Excerpted records:
--- START ---
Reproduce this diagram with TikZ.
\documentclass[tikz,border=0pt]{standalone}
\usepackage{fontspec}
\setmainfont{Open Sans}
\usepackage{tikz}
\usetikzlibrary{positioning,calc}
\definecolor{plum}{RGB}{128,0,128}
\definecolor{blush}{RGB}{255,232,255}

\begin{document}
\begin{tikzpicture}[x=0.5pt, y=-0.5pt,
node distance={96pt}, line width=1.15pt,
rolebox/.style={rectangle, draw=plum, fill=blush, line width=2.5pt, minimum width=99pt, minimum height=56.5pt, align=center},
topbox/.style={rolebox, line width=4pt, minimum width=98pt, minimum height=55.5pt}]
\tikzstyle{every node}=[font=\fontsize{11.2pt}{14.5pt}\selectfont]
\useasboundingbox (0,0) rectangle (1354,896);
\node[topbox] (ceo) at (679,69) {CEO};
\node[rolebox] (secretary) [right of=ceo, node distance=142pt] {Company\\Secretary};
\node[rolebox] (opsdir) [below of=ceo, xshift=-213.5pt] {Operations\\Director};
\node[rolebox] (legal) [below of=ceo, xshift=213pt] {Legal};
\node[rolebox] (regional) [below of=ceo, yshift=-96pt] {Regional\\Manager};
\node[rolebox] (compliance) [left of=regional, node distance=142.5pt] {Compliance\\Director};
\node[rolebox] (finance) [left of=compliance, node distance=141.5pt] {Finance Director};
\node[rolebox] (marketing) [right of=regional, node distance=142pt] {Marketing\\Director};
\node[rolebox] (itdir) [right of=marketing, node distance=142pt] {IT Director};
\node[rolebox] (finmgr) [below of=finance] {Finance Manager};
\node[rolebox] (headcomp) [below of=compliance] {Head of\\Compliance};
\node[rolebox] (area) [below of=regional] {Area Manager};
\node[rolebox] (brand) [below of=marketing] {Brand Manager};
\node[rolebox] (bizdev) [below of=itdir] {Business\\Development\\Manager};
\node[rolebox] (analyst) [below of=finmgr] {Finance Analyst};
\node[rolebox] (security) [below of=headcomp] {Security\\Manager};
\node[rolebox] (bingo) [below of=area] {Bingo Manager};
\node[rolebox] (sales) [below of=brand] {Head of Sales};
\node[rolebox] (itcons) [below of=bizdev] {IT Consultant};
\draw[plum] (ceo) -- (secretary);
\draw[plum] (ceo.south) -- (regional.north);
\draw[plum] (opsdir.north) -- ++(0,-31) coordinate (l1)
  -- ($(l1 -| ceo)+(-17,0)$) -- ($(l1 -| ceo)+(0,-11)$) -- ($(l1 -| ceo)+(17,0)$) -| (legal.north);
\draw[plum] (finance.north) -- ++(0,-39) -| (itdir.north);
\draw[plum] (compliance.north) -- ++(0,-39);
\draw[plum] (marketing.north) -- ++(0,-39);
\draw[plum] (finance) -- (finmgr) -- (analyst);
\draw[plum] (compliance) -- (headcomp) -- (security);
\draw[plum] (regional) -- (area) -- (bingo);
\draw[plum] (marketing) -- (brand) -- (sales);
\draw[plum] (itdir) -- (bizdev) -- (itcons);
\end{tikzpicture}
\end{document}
--- END ---
--- START ---
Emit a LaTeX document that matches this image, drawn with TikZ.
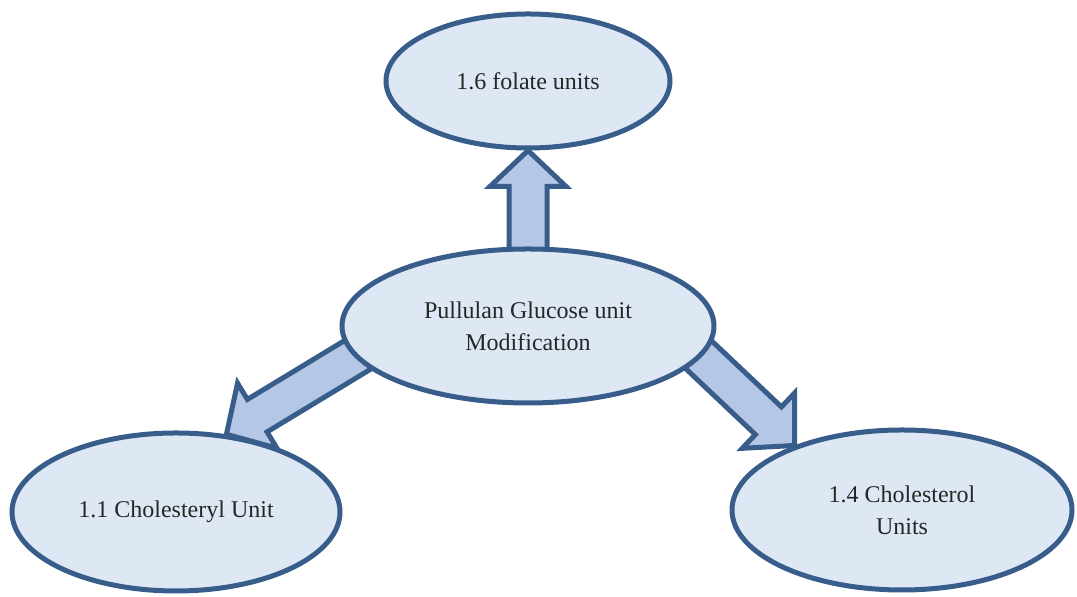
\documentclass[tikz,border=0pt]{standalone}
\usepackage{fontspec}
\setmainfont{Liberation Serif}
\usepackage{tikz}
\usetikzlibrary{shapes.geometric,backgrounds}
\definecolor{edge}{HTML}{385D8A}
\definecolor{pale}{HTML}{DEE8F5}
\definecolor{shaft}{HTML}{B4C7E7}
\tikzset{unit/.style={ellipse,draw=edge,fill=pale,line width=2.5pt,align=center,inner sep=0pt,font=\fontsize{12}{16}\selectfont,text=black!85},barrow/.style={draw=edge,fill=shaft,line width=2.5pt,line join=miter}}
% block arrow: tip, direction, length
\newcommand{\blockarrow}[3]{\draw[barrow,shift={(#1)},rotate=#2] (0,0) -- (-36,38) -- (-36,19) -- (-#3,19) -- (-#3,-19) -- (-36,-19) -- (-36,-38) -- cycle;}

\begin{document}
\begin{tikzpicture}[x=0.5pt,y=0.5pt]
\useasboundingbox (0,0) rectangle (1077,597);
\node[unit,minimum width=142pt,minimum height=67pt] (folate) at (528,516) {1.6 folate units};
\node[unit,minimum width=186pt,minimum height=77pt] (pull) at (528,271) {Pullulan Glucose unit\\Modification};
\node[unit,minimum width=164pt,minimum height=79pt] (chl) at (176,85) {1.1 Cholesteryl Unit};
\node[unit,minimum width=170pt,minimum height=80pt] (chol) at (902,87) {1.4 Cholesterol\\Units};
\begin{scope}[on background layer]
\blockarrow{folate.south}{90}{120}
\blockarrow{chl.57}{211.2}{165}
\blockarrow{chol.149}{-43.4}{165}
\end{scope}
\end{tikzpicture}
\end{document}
--- END ---
--- START ---
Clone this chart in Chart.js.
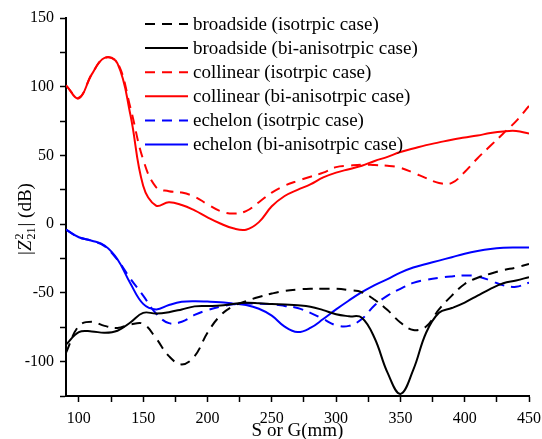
--- END ---
Directions:
Go back to the lines above and output, exactly as they stand, the ones from the line containing "Emit a LaTeX" to the line containing "(0,0) -- (-36,38)". Leave all pictures behind.

Finished exercise:
Emit a LaTeX document that matches this image, drawn with TikZ.
\documentclass[tikz,border=0pt]{standalone}
\usepackage{fontspec}
\setmainfont{Liberation Serif}
\usepackage{tikz}
\usetikzlibrary{shapes.geometric,backgrounds}
\definecolor{edge}{HTML}{385D8A}
\definecolor{pale}{HTML}{DEE8F5}
\definecolor{shaft}{HTML}{B4C7E7}
\tikzset{unit/.style={ellipse,draw=edge,fill=pale,line width=2.5pt,align=center,inner sep=0pt,font=\fontsize{12}{16}\selectfont,text=black!85},barrow/.style={draw=edge,fill=shaft,line width=2.5pt,line join=miter}}
% block arrow: tip, direction, length
\newcommand{\blockarrow}[3]{\draw[barrow,shift={(#1)},rotate=#2] (0,0) -- (-36,38) -- (-36,19) -- (-#3,19) -- (-#3,-19) -- (-36,-19) -- (-36,-38) -- cycle;}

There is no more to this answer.